> **Records for the exercise**:
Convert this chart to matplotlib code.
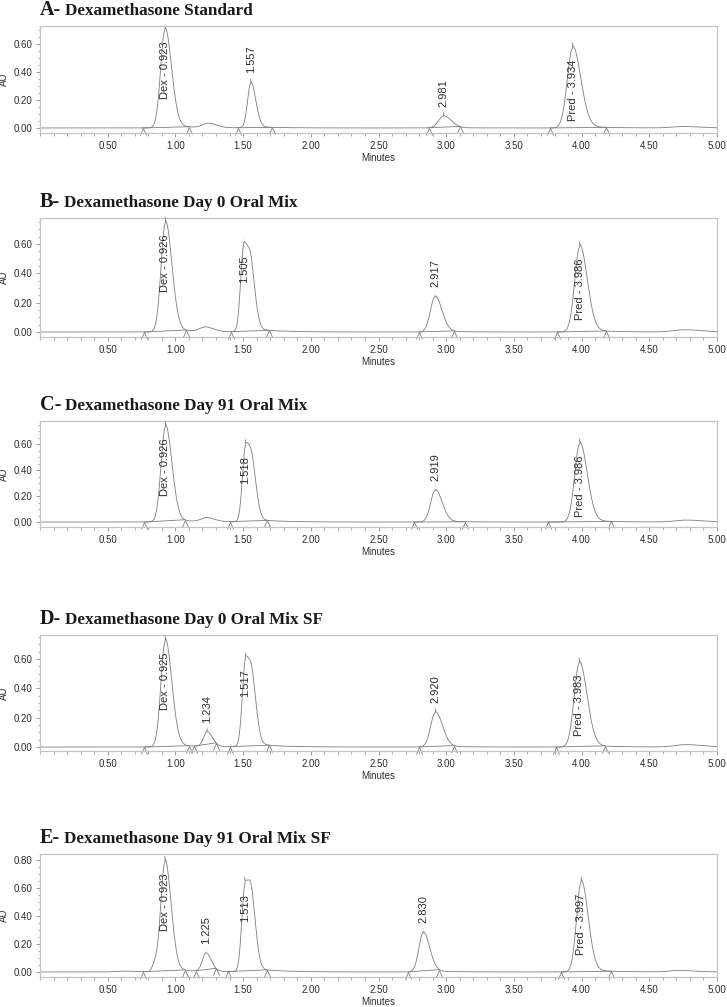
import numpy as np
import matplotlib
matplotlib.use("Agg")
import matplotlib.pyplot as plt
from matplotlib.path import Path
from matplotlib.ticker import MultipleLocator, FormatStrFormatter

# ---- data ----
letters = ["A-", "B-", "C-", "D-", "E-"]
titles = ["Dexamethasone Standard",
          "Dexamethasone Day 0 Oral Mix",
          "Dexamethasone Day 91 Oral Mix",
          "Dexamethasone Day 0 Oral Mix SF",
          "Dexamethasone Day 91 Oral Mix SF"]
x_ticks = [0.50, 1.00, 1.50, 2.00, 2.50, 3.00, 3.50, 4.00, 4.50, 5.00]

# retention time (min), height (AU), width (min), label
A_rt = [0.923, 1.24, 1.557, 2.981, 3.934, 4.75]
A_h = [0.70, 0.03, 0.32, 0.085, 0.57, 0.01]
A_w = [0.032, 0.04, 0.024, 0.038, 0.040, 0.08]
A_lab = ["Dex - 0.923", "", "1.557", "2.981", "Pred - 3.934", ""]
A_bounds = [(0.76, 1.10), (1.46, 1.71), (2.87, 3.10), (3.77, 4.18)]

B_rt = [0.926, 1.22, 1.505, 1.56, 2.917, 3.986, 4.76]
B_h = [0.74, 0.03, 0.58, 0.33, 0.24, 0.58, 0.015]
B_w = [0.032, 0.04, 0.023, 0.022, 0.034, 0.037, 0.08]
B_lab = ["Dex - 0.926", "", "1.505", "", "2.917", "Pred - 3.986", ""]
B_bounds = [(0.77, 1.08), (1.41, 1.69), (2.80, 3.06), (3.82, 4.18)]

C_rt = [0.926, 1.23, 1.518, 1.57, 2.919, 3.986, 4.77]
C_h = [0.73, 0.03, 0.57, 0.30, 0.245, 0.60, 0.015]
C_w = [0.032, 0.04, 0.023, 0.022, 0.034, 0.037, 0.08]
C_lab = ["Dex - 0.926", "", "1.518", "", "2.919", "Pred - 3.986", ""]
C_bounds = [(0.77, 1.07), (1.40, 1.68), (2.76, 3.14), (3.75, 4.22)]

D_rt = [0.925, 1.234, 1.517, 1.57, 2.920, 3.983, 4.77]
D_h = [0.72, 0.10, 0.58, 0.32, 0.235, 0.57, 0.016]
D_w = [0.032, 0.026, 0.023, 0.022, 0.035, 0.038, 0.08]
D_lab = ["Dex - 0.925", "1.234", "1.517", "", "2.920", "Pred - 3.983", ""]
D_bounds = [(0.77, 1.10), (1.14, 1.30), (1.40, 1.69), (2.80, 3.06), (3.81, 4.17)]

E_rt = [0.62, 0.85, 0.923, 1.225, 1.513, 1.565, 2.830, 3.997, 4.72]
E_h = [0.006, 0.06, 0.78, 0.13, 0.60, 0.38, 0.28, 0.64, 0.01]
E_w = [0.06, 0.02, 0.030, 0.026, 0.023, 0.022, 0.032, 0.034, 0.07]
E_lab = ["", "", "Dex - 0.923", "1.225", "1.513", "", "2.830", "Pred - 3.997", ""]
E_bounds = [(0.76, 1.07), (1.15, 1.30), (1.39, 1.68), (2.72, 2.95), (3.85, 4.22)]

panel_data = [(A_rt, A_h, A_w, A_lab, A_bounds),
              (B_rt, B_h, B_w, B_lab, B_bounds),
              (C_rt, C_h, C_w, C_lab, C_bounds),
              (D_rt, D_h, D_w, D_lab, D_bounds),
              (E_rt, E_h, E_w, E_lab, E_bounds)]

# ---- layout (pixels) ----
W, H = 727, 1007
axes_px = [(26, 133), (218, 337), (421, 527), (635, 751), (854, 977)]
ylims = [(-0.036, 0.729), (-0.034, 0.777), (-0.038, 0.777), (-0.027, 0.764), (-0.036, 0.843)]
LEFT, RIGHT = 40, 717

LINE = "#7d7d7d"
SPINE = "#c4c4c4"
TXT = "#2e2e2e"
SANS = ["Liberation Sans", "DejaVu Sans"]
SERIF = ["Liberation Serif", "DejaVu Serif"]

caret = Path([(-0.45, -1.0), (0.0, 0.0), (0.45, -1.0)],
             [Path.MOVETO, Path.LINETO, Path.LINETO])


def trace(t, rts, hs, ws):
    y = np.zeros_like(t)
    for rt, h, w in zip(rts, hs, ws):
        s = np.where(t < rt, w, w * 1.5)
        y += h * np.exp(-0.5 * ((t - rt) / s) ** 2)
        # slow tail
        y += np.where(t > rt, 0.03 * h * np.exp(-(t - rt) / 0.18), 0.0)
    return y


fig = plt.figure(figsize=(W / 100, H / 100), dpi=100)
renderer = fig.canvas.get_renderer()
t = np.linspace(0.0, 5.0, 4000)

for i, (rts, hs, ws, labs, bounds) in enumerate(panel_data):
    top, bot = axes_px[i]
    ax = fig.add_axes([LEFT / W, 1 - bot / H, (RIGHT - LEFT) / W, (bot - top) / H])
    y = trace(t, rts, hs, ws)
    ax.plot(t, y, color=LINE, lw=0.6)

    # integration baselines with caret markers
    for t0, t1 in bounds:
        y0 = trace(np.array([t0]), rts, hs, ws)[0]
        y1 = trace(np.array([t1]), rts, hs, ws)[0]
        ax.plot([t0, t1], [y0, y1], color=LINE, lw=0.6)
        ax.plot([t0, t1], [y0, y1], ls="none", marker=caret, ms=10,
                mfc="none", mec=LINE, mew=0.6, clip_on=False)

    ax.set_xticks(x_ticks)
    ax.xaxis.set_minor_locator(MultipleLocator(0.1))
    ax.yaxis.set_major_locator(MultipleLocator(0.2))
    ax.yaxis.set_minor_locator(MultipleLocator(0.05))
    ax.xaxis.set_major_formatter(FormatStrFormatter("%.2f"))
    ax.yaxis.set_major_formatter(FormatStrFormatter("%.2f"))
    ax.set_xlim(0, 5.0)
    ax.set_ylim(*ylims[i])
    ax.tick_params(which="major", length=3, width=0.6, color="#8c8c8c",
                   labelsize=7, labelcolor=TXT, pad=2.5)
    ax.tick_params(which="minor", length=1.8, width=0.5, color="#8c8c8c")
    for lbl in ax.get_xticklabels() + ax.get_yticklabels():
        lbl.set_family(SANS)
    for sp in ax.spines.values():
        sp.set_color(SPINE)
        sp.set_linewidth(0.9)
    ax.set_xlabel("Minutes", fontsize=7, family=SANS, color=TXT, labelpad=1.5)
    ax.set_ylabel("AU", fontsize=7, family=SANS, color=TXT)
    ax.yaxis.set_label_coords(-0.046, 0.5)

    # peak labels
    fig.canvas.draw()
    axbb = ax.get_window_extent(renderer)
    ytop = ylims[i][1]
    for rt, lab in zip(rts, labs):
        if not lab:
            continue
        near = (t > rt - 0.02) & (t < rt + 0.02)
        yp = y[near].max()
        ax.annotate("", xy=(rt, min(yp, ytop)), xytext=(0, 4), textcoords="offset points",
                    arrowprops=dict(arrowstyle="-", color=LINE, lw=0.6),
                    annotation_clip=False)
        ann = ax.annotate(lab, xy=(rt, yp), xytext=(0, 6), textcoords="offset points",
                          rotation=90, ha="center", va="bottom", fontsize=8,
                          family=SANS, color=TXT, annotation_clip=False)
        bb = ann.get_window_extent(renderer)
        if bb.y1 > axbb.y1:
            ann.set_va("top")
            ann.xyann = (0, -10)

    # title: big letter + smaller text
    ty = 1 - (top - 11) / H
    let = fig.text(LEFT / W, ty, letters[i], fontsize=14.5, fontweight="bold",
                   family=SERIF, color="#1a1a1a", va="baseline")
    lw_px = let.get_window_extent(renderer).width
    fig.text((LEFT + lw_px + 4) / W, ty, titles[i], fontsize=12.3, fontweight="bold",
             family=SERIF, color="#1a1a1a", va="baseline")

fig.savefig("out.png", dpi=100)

* * *

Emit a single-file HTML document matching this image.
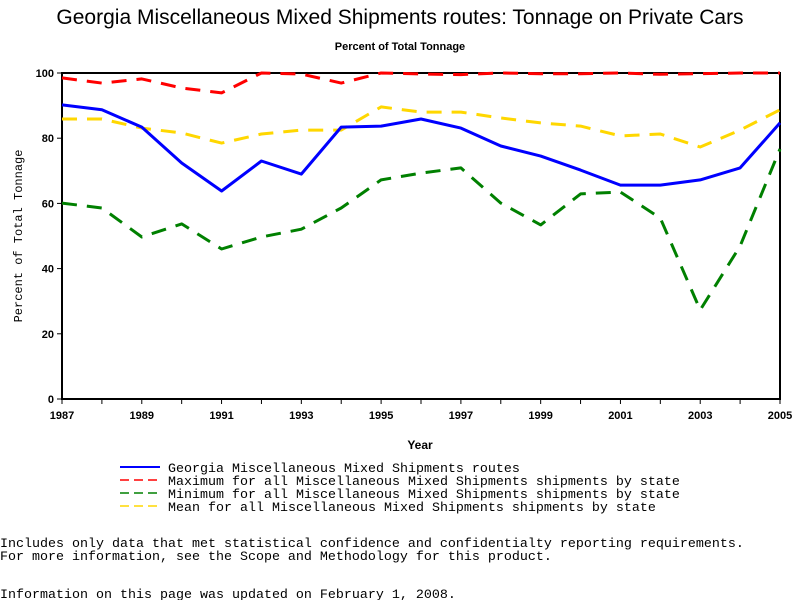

* * *

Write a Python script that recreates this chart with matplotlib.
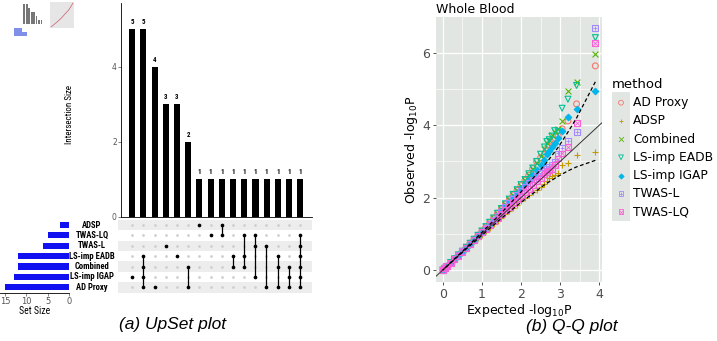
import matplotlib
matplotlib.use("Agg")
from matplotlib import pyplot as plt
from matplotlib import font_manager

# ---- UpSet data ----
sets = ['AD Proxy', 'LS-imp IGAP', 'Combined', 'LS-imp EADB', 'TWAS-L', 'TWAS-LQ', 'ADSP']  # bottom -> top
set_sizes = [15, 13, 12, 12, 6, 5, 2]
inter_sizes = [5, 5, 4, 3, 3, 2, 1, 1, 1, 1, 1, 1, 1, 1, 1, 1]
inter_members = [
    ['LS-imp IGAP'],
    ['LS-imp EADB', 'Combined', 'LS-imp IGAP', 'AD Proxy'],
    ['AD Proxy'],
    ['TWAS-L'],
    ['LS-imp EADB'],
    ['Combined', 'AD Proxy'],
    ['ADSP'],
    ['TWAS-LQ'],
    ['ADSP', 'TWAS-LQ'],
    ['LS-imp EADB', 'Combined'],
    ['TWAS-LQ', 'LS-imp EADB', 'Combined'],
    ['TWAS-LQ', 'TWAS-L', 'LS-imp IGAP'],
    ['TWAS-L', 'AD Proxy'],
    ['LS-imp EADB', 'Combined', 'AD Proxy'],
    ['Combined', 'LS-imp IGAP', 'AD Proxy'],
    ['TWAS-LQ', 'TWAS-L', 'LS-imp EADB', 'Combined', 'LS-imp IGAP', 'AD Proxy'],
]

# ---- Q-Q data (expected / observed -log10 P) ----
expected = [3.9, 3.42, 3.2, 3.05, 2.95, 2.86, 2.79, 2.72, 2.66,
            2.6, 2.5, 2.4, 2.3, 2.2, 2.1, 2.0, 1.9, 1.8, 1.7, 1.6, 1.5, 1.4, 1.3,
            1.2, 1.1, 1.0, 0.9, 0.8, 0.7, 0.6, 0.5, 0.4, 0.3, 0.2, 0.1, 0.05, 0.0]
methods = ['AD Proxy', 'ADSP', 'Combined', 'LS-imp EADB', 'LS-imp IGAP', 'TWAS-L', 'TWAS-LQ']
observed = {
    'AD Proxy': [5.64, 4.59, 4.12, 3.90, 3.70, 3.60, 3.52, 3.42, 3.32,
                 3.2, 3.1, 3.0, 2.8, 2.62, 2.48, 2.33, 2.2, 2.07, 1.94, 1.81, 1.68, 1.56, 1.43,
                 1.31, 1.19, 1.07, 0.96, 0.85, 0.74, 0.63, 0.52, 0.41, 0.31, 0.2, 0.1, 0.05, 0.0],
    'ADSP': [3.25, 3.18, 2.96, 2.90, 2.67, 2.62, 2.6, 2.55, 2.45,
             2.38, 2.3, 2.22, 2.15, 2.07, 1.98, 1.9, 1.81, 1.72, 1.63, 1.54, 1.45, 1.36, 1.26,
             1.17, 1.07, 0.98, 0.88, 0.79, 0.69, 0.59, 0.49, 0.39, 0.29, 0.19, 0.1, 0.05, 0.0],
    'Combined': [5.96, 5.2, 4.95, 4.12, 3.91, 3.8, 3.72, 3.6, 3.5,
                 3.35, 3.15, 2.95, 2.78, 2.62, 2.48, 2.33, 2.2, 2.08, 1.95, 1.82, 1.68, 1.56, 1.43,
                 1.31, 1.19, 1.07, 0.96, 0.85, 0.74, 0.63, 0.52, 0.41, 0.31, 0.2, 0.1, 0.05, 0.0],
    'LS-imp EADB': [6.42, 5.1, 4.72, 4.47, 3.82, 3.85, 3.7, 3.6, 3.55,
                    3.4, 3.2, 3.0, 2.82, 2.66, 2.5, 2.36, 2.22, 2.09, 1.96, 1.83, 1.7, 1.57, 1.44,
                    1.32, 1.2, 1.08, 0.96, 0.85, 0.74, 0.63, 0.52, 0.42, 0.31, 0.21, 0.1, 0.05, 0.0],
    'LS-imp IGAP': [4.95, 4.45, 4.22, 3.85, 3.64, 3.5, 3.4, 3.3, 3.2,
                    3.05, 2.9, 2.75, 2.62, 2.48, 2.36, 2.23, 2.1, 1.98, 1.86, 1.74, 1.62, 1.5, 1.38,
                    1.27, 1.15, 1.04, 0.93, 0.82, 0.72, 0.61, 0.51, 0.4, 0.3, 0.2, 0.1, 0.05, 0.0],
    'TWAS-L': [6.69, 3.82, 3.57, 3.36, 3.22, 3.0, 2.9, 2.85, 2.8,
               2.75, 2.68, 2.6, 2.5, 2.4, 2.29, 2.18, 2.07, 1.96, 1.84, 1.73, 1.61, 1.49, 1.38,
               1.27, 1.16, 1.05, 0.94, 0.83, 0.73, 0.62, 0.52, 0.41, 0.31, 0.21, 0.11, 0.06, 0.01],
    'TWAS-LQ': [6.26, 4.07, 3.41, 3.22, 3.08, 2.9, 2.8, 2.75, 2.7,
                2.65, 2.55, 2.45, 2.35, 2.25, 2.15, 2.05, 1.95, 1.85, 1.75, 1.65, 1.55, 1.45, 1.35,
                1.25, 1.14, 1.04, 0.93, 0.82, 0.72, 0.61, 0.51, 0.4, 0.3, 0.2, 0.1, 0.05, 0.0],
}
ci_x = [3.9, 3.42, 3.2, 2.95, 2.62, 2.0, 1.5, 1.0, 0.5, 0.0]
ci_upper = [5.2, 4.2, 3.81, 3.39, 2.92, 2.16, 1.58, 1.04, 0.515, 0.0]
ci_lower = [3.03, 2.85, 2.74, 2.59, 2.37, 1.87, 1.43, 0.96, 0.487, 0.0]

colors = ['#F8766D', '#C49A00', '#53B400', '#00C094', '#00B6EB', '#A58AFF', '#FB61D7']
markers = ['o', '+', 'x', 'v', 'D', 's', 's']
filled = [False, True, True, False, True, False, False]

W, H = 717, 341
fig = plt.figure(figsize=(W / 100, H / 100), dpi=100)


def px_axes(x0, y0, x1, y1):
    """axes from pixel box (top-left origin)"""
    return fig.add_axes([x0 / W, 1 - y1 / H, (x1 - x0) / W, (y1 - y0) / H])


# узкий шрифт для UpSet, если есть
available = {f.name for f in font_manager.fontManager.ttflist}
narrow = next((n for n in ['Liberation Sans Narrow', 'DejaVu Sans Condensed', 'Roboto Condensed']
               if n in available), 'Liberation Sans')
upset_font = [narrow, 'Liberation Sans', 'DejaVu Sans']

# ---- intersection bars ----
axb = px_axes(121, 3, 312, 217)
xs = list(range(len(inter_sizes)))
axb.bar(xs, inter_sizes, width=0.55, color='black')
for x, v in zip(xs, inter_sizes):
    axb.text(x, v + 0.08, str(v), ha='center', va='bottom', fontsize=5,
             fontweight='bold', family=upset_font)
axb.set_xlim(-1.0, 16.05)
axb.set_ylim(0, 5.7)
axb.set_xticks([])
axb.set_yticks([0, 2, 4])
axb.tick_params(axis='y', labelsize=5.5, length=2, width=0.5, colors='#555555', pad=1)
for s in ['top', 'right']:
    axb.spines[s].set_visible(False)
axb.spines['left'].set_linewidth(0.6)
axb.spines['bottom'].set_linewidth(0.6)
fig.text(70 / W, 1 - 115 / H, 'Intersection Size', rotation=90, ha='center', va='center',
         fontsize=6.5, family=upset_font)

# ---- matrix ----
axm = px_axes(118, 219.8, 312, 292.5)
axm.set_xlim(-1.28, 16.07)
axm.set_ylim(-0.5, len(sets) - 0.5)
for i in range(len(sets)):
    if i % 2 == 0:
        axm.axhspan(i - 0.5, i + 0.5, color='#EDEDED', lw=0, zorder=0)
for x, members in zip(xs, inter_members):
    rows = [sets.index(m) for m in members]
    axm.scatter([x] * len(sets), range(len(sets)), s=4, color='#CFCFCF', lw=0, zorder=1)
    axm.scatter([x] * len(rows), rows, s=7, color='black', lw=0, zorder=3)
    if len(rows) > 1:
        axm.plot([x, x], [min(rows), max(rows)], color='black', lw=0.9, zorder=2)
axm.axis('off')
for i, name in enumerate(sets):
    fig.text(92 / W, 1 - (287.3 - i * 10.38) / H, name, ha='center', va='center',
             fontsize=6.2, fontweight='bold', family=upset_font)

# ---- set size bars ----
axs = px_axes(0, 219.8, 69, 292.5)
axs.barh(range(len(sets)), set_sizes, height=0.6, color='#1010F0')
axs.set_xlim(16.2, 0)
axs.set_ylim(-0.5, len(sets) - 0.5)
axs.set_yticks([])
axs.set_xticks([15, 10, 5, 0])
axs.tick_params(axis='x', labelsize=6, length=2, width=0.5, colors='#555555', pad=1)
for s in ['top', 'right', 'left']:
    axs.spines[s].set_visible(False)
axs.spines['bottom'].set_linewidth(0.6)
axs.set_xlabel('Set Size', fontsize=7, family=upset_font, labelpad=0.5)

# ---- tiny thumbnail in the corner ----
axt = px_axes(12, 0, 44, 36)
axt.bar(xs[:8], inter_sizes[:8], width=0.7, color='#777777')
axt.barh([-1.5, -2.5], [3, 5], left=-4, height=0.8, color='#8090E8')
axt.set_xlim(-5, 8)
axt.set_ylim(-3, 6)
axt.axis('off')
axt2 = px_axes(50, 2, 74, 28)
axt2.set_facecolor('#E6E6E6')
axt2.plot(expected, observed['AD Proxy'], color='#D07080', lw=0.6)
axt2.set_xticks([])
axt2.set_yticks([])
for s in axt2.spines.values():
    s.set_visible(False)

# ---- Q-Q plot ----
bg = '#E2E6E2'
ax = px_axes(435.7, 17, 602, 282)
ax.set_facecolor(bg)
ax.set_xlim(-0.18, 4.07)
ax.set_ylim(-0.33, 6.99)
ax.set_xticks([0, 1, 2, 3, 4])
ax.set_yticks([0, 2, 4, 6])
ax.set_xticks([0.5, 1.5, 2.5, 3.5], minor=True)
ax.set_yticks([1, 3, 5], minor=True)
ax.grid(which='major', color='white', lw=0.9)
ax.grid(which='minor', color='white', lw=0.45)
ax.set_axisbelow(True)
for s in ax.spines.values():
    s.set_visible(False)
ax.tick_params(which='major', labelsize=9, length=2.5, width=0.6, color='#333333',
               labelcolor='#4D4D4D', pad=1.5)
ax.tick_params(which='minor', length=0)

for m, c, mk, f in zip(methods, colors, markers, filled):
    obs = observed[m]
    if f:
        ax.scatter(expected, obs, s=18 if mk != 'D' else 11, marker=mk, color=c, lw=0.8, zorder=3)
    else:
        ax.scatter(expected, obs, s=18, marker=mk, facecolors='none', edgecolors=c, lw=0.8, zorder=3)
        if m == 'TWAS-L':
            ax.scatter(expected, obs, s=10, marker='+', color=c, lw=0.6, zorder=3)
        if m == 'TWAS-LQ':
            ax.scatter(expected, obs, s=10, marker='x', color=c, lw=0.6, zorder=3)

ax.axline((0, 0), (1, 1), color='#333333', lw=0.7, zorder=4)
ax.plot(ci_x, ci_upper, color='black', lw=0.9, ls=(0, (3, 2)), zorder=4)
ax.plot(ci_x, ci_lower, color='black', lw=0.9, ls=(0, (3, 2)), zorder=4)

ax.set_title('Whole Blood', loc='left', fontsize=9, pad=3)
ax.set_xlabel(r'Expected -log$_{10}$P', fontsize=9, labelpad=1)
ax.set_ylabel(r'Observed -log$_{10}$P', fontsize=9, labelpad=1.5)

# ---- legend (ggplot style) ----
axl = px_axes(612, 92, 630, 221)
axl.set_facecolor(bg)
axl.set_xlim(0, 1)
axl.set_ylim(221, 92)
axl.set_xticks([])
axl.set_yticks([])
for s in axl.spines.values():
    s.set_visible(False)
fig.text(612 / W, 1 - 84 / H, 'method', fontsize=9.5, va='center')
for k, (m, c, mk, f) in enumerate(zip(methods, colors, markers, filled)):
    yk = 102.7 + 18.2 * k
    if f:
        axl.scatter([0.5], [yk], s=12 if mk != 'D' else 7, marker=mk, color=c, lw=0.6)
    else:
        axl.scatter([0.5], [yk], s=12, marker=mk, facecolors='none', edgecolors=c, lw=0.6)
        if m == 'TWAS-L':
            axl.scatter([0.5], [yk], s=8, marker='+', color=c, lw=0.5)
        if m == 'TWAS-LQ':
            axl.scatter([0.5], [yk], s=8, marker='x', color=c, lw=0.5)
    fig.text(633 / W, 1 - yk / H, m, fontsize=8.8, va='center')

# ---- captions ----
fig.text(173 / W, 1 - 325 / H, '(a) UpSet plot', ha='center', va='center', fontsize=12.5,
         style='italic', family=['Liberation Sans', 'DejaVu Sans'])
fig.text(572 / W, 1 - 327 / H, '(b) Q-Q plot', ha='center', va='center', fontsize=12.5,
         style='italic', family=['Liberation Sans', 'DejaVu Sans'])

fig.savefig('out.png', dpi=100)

> **Exercise requirements**: Give again the lines from "Convert this chart to matplotlib code." to "from matplotlib.ticker import" exactly, both of those lines included, and do not include any pictures.

> **Result of this exercise**:
Convert this chart to matplotlib code.
import numpy as np
import matplotlib
matplotlib.use("Agg")
import matplotlib.pyplot as plt
from matplotlib.path import Path
from matplotlib.ticker import MultipleLocator, FormatStrFormatter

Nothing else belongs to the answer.